Tuesday, November 02, 2010

Doubt...

I was wondering, I am doing the right things by the kids. While I am in limbo, part-time working and staying at home, I wonder. I like my job, I do NOT like getting up at 3:30am. I miss my husband. I feel the gaps getting wider and wider. Then, we have a few stolen minutes to catch up on schedules and "Oh yeah, did I mention...?" I daydream of being able to wake up and make breakfast that's not previously frozen or requires milk in a bowl. (unless they want it) I love the thought of kissing my husband good-bye on his way out the door. Is it totally June Cleaver, sure but I think it's the connection mostly. In reality I am sure it wouldn't happen all the time or be the norm but, I would like the opportunity. I am pleasantly content with our situation it can always be worse. I know our goals and we're working toward them. I think I may even be more patient than Paul on this. I also wonder what our days would be like without running to extra-curricular activities...I get glimpses of it on days where we have a day off from them or kids are sick. I realize what could be, what I think I might like.
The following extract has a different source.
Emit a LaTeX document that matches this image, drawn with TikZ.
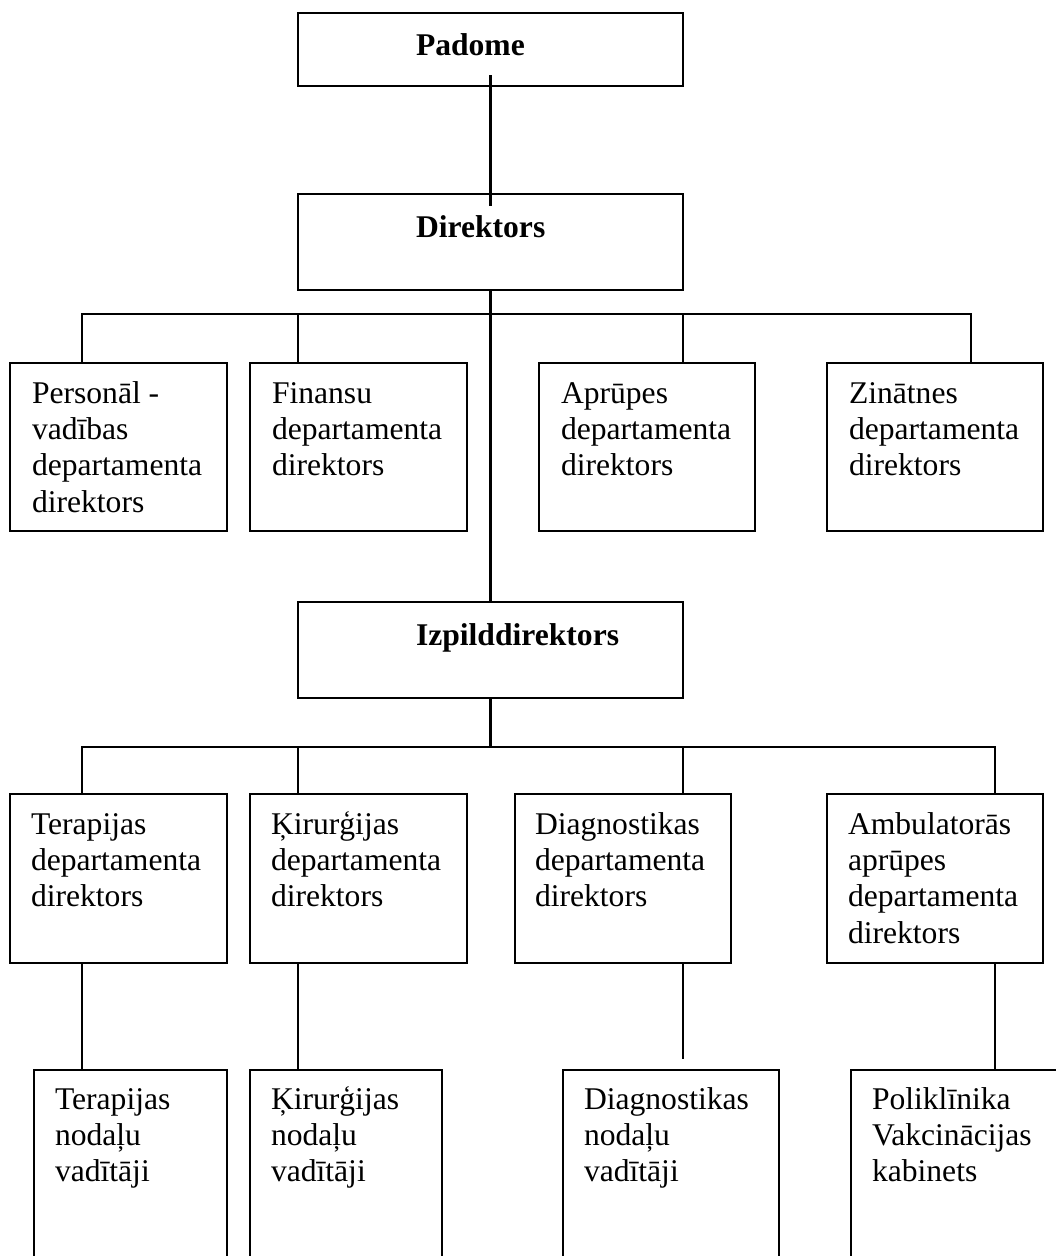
\documentclass[tikz,border=0pt]{standalone}
\usepackage{fontspec}
\setmainfont{Liberation Serif}

% inset, width, height, first baseline, text
\newcommand{\orgcell}[5]{\hspace*{#1pt}\parbox[t][#3pt][t]{\dimexpr#2pt-#1pt\relax}{\raggedright\rule{0pt}{#4pt}#5}}

\begin{document}
\begin{tikzpicture}[x=1pt,y=-1pt,font=\fontsize{31.6}{36.4}\selectfont,
	unit/.style={draw,line width=2.2pt,anchor=north west,inner sep=0pt,outer sep=0pt},
	link/.style={line width=2.2pt}]
		\useasboundingbox (0,0) rectangle (1056,1256);
		\clip (0,0) rectangle (1056,1256);
		
		%management
		\node[unit] (pad) at (298,13) {\orgcell{118}{385}{73}{42}{\bfseries Padome}};
		\node[unit] (dir) at (298,194) {\orgcell{118}{385}{96}{43}{\bfseries Direktors}};
		\node[unit] (izp) at (298,602) {\orgcell{118}{385}{96}{43}{\bfseries Izpilddirektors}};
		
		%departments under the director
		\node[unit] (pers) at (10,363) {\orgcell{22}{217}{168}{40}{Personāl -\\vadības\\departamenta\\direktors}};
		\node[unit] (fin) at (250,363) {\orgcell{22}{217}{168}{40}{Finansu\\departamenta\\direktors}};
		\node[unit] (apr) at (539,363) {\orgcell{22}{216}{168}{40}{Aprūpes\\departamenta\\direktors}};
		\node[unit] (zin) at (827,363) {\orgcell{22}{216}{168}{40}{Zinātnes\\departamenta\\direktors}};
		
		%departments under the executive director
		\node[unit] (ter) at (10,794) {\orgcell{21}{217}{169}{40}{Terapijas\\departamenta\\direktors}};
		\node[unit] (kir) at (250,794) {\orgcell{21}{217}{169}{40}{Ķirurģijas\\departamenta\\direktors}};
		\node[unit] (dia) at (515,794) {\orgcell{20}{216}{169}{40}{Diagnostikas\\departamenta\\direktors}};
		\node[unit] (amb) at (827,794) {\orgcell{21}{216}{169}{40}{Ambulatorās\\aprūpes\\departamenta\\direktors}};
		
		%units
		\node[unit] (ter3) at (34,1070) {\orgcell{21}{193}{250}{39}{Terapijas\\nodaļu\\vadītāji}};
		\node[unit] (kir3) at (250,1070) {\orgcell{21}{192}{250}{39}{Ķirurģijas\\nodaļu\\vadītāji}};
		\node[unit] (dia3) at (563,1070) {\orgcell{21}{216}{250}{39}{Diagnostikas\\nodaļu\\vadītāji}};
		\node[unit] (pol3) at (851,1070) {\orgcell{21}{260}{250}{39}{Poliklīnika\\Vakcinācijas\\kabinets}};
		
		%trunk
		\draw[link] ([yshift=-62pt]pad.north) -- ([yshift=-12pt]dir.north);
		\draw[link] (dir.south) -- (izp.north);
		\draw[link] (izp.south) -- ++(0,49);
		
		%first level bus
		\draw[link] ([xshift=72pt]pers.north west) -- ++(0,-49) -| ([xshift=144pt]zin.north west);
		\draw[link] ([xshift=48pt]fin.north west) -- ++(0,-49);
		\draw[link] ([xshift=144pt]apr.north west) -- ++(0,-49);
		
		%second level bus
		\draw[link] ([xshift=72pt]ter.north west) -- ++(0,-47) -| ([xshift=168pt]amb.north west);
		\draw[link] ([xshift=48pt]kir.north west) -- ++(0,-47);
		\draw[link] ([xshift=168pt]dia.north west) -- ++(0,-47);
		
		%down to the units
		\draw[link] ([xshift=72pt]ter.south west) -- ([xshift=48pt]ter3.north west);
		\draw[link] ([xshift=48pt]kir.south west) -- ([xshift=48pt]kir3.north west);
		\draw[link] ([xshift=168pt]dia.south west) -- ([xshift=120pt,yshift=11pt]dia3.north west);
		\draw[link] ([xshift=168pt]amb.south west) -- ([xshift=144pt]pol3.north west);
		
		\end{tikzpicture}
\end{document}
I also remind myself that I wouldn't get out as much and I would probably eventually be sad and miss my friends sooner rather than later. I does help that we have kids that get along and have activities together.
I am insecure. I would hope that they would not forget about me or just not call to invite me out. I have that fear, not being liked. (I am being my own shrink now too) I feel inadequate. I want to be active and go out and belong and play with my kids. I also want to lay on the couch watching nothing particular on TV and take a nap. (showering optional) I guess right now I am somewhere in between. Small victories?

1 comment:

Kathy said...

I won't forget you. Read my blog. I feel much the same way sometimes.